Tue Feb 26 21:39:43 CET 2013
Hi David & others,
I intend to solve this by making it possible to provide extra command
line arguments to erl when Erlang is started from SL4A. Unfortunately I
cannot set this from SL4A, unless I modify SL4A, which I would very much
like to avoid. So, I have to set the command line arguments from the
Erlang installer. This means however, that all started shells will be
started with the same command line arguments. So, either all start with
distribution, or without, unless you change the command line arguments
between two starts. I have tried this, and I can start a shell with
arguments "-sname x -setcookie ssssssss" (no need for a cookie file this
Would this be an acceptable solution for you?
On 02/25/2013 11:36 PM, Juhász Dávid wrote:
> thanks for the quick reply!
> 2013/2/25 Erik Reitsma <>:
>> I had not assumed that people would want to use Erlang on Android in
>> distributed mode. However, now that there appears a "market" for this, I
>> will try to get distribution working too. I think that there may be some
>> issues with ownership of the cookie file, and the user id under which Erlang
> The first problem is the cookie file, indeed. I had to create the file
> set privileges to 700 and give it to the user belonging to SL4A
> manually in order to overcome error messages pointing explicitly to
> the cookie file. After that, there is no explicit sign of any error
> (of course, distributed mode doesn't turn on in the background) unless
> one checks the value of net_kernel:start/1, to which I referred in my
> initial mail. However, I was able to reproduce such values in android
> root terminal and even on my laptop when calling net_kernel:start/1
> without running epmd. So I think the problem here is that epmd can't
> be reached by the runtime, and that can't be helped with simply
> starting epmd by the same user on android.
> Hope that it gives you some pointer to solve the problem.
>> I intend to publish a new version as soon as R16B is out (which should be in
>> a few days). I would prefer to try to get distribution working in that
> Of course, that would be fine. Thanks for your work!
> Best regards,
>> I have also worked a bit on a new installer, which makes it possible to
>> install the small version first, and add libraries later.
>> On 02/25/2013 12:45 PM, Dávid Juhász wrote:
>> Hi Erik and all,
>> The work that has been done is awesome and I am happy to be able to run
>> Erlang code on Android devices!
>> Unfortunately, I ran into a technical problem trying to run distributed
>> Erlang programs on Android via SL4A. In root terminal, distributed mode
>> works smoothly, but in that case I am unable to create GUI for the program.
>> On the other hand, programs started via the scripting layer are running
>> without root privileges which causes some trouble.
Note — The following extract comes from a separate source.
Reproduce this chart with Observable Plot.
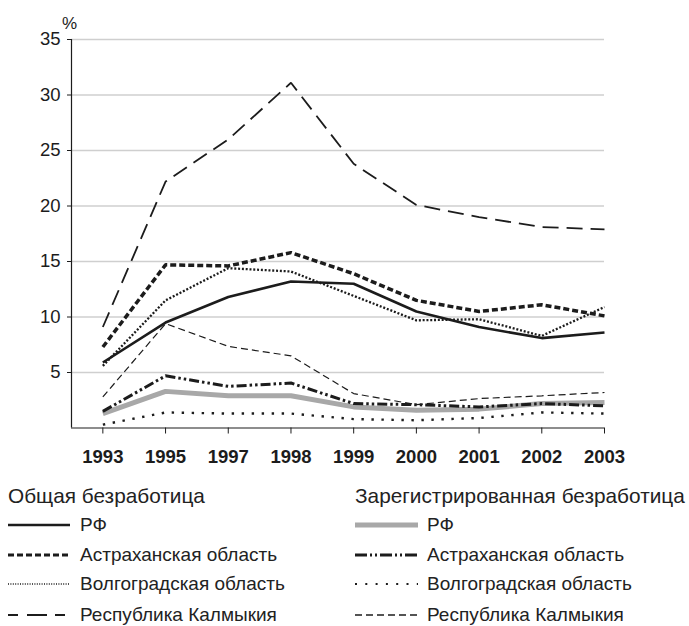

>> It seems unavoidable that distributed mode must be initialized
>> programatically using net_kernel:start/1 as SL4A doesn't start Erlang in
>> distributed mode. The first problem I encountered was the insufficient
>> privilege to create a cookie file. Having one created manually, that part of
>> initialization seems to be successful. The next problem seems to be that
>> epmd isn't getting started. I can start epmd in daemon mode from the Erlang
>> program using os:cmd/1, so the program and epmd run under the same user. But
>> the same issue appears:
>> Can someone give me any pointer how to overcome this issue of using GUI and
>> distributed mode at the same time?
>> Thanks in advance for any help!
>> Best wishes,
>> 2013. január 13., vasárnap 21:06:06 UTC+1 időpontban Erik Reitsma a
>> következőt írta:
>>> Hi all,
>>> I have put my port of Erlang to Android on Google Code:
>>> To install it on your Android device, you should allow applications from
>>> unknown sources, because the app is not delivered through Google Play (yet).
>>> The Android device does *not* have to be rooted.
>>> It depends on Scripting Layer for Android (SL4A). So in order to use it,
>>> you should first install SL4A r6 from here:
>>> Then install the APK for Erlang, this one:
>>> This app is just the installer. Run it to actually install Erlang/OTP. I
>>> have included as much of OTP as might be remotely useful, so the download is
>>> 36.5 MB. Of course you want to use the megaco and orber applications on your
>>> You can use the SL4A API through the module android that I have added. I
>>> have added a very simple example, to show you how you can make a small gui
>>> and respond to events. Study the SL4A API to do other Android things.
>>> You can run some Erlang code by putting your source in the SL4A scripts
>>> directory on the Android device, which is /sdcard/sl4a/scripts/. The .erl
>>> file should contain and export a function main/0, which will be called when
>>> the script is run. The .erl file will be compiled to a .beam file
>>> automatically, only if the .beam file does not exist. A minor inconvenience
>>> now is, that if the .erl file is modified, it will not be recompiled unless
>>> the .beam file is removed. The scripts directory will be in the code path,
>>> so if you put other .beam files there, they will be found, and .erl files
>>> there will be compiled too, if necessary.